The Ohio House of Representatives sent Governor John Kasich a plan to have the Ohio Turnpike borrow $1.5 billion for transportation projects.
The House today voted 62-27 for the measure, which was included in a transportation budget bill. It allows the Ohio Turnpike Commission to issue $1 billion in bonds this year and $500 million in about five years backed by tolls to pay for highway and bridge construction. The Senate passed the bill yesterday.
As U.S. states seek ways to pay for infrastructure, Kasich, a 60-year-old Republican, proposed the move in December to help cover a $1 billion shortfall in transportation funding after rejecting a plan to lease the highway to raise as much as $4 billion over 50 years.
“This is about jobs, pure and simple,” Representative Ross McGregor, a Republican from Springfield and chairman of the House Transportation Subcommittee, said during debate in Columbus. “ This is about helping our economy to recover.”
Kasich has called the plan conservative, and Fitch Ratings said in a Jan. 4 report it probably wouldn’t affect grades on existing toll-road bonds. Opponents counter that it’s a bad idea to quadruple the agency’s debt to pay for work beyond the 241-mile (388-kilometer) turnpike.
The bill requires that at least 90 percent of the proceeds be spent within 75 miles of the road, though it did not include language that some Democrats wanted limiting toll increases to the rate of inflation for 10 years.

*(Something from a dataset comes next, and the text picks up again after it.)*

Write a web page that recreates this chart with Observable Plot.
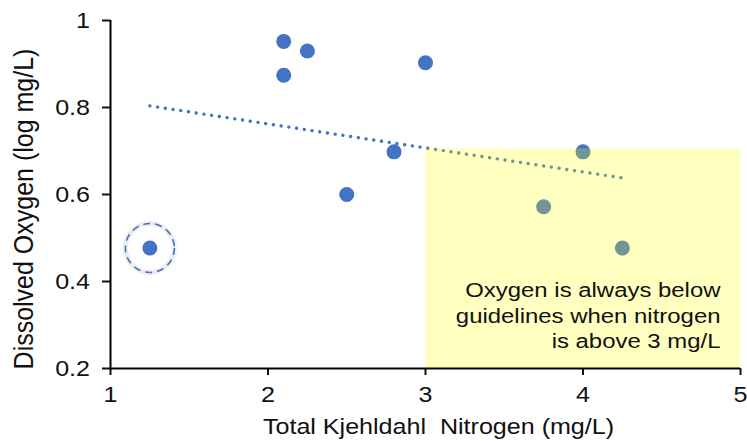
<!DOCTYPE html>
<html><head><meta charset="utf-8">
<script src="https://cdn.jsdelivr.net/npm/d3@7"></script>
<script src="https://cdn.jsdelivr.net/npm/@observablehq/plot@0.6"></script>
<style>body{margin:0;background:#fff} svg{display:block}</style>
</head><body><div id="chart"></div>
<script>
const nitrogen = [1.25, 2.1, 2.25, 2.1, 3.0, 2.8, 2.5, 4.0, 3.75, 4.25];
const oxygen = [0.477, 0.952, 0.93, 0.874, 0.903, 0.698, 0.6, 0.698, 0.572, 0.477];
const highlightIndex = [0];
const xTicks = [1, 2, 3, 4, 5];
const yTicks = [0.2, 0.4, 0.6, 0.8, 1];
const zoneX = [3, 5];
const zoneY = [0.2, 0.705];
const xTitle = "Total Kjehldahl  Nitrogen (mg/L)";
const yTitle = "Dissolved Oxygen (log mg/L)";
const note = "Oxygen is always below\nguidelines when nitrogen\nis above 3 mg/L";

const data = nitrogen.map((x, i) => ({x, y: oxygen[i]}));
const highlighted = highlightIndex.map(i => data[i]);
const zone = [{x1: zoneX[0], x2: zoneX[1], y1: zoneY[0], y2: zoneY[1]}];
const blue = "#4472C4";

const plot = Plot.plot({
  width: 747, height: 441,
  marginLeft: 110, marginRight: 7, marginTop: 20, marginBottom: 73,
  style: {fontFamily: "'Liberation Sans', Arial, sans-serif", background: "#fff", color: "#111", fontSize: "22px"},
  x: {domain: [1, 5], ticks: xTicks},
  y: {domain: [0.2, 1], ticks: yTicks},
  marks: [
    Plot.dot(highlighted, {x: "x", y: "y", r: 24.5, stroke: "#000", strokeOpacity: 0.07, strokeWidth: 5}),
    Plot.dot(highlighted, {x: "x", y: "y", r: 24.5, stroke: blue, strokeWidth: 1.6, strokeDasharray: "7,5"}),
    Plot.linearRegressionY(data, {x: "x", y: "y", ci: 0, stroke: blue, strokeWidth: 3.4, strokeDasharray: "0.01,7.8", strokeLinecap: "round"}),
    Plot.dot(data, {x: "x", y: "y", r: 7.5, fill: blue}),
    Plot.rect(zone, {x1: "x1", x2: "x2", y1: "y1", y2: "y2", fill: "#ffff00", fillOpacity: 0.25}),
    Plot.axisX({ticks: xTicks, tickSize: 7, tickPadding: 11, tickFormat: d => String(d), label: null, strokeWidth: 2}),
    Plot.axisY({ticks: yTicks, tickSize: 8, tickPadding: 12.5, tickFormat: d => String(d), label: null, strokeWidth: 2}),
    Plot.ruleY([0.2], {stroke: "#000", strokeWidth: 2}),
    Plot.ruleX([1], {stroke: "#000", strokeWidth: 2}),
    Plot.text([xTitle], {text: d => d, frameAnchor: "bottom", textAnchor: "middle", lineAnchor: "top", dx: 13, dy: 50, fontSize: 22}),
    Plot.text([yTitle], {text: d => d, frameAnchor: "left", textAnchor: "middle", lineAnchor: "middle", rotate: -90, dx: -86.5, dy: 14.5, fontSize: 25}),
    Plot.text([note], {text: d => d, frameAnchor: "bottom-right", textAnchor: "end", lineAnchor: "middle", dx: -20, dy: -54, fontSize: 21, lineHeight: 1.21})
  ]
});

plot.querySelectorAll("text").forEach(t => {
  const tr = t.getAttribute("transform") || "";
  if (tr.includes("rotate")) t.setAttribute("transform", tr + " scale(1,1.12)");
  else t.setAttribute("transform", tr + " scale(1.14,1)");
});

document.getElementById("chart").appendChild(plot);
</script>
</body></html>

Toll receipts reached a record $252.5 million in 2012, up from $231 million in 2011, according to the Turnpike Commission. Liabilities as of Dec. 31 were $623.3 million, including $566.3 million of revenue bonds, the agency said.
The Ohio Turnpike is rated AA by Fitch Ratings, third-highest, and Aa3 by Moody’s Investors Service, fourth-highest. Investors in the new debt may have lower priority for repayment than current bondholders, and those securities would be structured to provide for a rating level of A, according a Dec. 12 study by KPMG Corporate Finance LLC.
The commission is looking to go to the bond market in the third quarter, spokeswoman Lauren Hakos said by e-mail.
There should be investor interest because the underlying credit is strong, said Howard Cure, director of municipal research for Evercore Wealth Management LLC in New York. Still, the state must be careful, he said.
“Does the legislature and the governor have the discipline not to drain the financial resources of the Turnpike?” Cure said.